GOAL: Select every line below containing the word "matplotlib".

______

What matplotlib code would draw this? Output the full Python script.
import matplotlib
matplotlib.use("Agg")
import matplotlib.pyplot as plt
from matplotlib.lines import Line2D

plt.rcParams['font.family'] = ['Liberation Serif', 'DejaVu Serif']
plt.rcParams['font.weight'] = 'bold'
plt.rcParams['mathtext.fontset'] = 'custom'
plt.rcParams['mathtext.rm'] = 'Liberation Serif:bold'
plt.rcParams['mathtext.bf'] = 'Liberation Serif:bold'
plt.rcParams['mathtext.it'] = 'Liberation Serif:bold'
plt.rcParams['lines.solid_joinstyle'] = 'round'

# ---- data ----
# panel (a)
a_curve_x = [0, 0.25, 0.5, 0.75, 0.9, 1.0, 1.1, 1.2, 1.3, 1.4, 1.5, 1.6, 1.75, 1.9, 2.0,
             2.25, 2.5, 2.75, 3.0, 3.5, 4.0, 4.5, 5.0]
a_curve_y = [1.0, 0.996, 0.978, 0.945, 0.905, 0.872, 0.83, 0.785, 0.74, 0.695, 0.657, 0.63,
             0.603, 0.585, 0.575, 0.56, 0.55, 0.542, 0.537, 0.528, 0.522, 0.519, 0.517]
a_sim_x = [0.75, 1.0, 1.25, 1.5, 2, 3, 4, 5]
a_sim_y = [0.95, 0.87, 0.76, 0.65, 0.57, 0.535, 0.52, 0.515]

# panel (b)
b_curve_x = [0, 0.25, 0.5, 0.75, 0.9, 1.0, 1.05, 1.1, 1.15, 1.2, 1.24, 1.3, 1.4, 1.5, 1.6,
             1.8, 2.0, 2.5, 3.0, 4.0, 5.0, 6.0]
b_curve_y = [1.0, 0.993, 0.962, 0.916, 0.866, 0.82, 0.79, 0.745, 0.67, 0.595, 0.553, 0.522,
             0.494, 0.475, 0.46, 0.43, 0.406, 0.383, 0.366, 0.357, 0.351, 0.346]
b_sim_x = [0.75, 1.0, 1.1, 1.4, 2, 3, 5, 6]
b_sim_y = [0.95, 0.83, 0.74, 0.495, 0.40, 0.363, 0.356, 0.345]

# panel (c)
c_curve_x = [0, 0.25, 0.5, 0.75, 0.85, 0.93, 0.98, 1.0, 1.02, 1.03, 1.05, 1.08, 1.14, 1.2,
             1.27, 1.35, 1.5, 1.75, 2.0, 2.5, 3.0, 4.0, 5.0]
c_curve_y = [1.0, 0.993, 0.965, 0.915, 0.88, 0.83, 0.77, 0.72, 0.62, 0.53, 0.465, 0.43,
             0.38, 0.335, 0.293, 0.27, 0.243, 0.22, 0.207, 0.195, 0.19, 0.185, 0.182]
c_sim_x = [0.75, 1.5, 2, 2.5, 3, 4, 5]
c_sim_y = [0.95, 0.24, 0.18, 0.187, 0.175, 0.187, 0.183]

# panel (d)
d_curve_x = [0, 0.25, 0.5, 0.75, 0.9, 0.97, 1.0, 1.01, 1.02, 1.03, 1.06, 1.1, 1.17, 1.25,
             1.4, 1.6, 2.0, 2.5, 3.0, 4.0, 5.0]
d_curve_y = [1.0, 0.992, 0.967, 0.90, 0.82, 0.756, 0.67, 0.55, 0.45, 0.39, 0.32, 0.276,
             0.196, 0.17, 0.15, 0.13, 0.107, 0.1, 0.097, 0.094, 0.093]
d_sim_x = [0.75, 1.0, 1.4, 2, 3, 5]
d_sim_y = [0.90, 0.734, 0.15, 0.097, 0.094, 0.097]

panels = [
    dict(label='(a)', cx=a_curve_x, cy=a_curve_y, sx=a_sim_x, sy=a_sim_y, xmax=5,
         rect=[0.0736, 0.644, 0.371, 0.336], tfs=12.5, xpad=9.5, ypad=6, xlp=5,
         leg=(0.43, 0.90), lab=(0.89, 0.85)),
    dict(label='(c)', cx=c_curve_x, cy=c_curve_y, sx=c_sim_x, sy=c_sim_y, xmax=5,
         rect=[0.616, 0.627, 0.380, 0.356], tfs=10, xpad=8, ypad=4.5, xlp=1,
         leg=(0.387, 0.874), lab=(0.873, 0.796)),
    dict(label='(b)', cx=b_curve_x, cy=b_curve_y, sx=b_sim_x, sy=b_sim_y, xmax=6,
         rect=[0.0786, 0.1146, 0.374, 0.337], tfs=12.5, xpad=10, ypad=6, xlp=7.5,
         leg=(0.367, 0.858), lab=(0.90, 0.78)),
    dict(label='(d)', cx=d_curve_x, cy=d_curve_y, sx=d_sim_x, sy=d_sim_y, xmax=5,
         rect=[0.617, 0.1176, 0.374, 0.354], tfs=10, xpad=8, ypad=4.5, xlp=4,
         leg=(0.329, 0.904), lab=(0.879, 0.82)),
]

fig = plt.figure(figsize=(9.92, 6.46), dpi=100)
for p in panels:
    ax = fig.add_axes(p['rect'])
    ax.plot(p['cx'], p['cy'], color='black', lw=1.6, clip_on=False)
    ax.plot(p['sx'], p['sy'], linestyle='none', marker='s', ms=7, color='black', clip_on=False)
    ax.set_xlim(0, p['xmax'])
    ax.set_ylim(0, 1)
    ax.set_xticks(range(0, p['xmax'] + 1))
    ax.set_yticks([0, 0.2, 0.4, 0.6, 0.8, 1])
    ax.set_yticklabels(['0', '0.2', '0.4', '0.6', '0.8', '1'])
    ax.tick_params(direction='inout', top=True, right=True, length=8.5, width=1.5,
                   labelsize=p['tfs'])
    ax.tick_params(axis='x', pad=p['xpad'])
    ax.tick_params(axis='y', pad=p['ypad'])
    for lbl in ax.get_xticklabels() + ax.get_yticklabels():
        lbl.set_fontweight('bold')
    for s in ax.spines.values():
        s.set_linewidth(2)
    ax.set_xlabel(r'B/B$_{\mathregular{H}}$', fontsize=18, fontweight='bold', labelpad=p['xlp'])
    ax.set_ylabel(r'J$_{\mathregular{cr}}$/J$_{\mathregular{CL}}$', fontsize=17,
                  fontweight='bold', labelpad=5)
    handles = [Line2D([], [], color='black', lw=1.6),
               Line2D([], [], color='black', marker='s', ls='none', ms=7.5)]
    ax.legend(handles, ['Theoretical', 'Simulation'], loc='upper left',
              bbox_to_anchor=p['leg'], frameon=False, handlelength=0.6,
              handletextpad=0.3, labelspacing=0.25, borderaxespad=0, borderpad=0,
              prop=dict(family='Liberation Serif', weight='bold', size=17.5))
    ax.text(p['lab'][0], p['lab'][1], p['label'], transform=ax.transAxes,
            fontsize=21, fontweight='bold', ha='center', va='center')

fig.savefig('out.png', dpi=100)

______

ANSWER IN FULL:
What matplotlib code would draw this? Output the full Python script.
import matplotlib
matplotlib.use("Agg")
import matplotlib.pyplot as plt
from matplotlib.lines import Line2D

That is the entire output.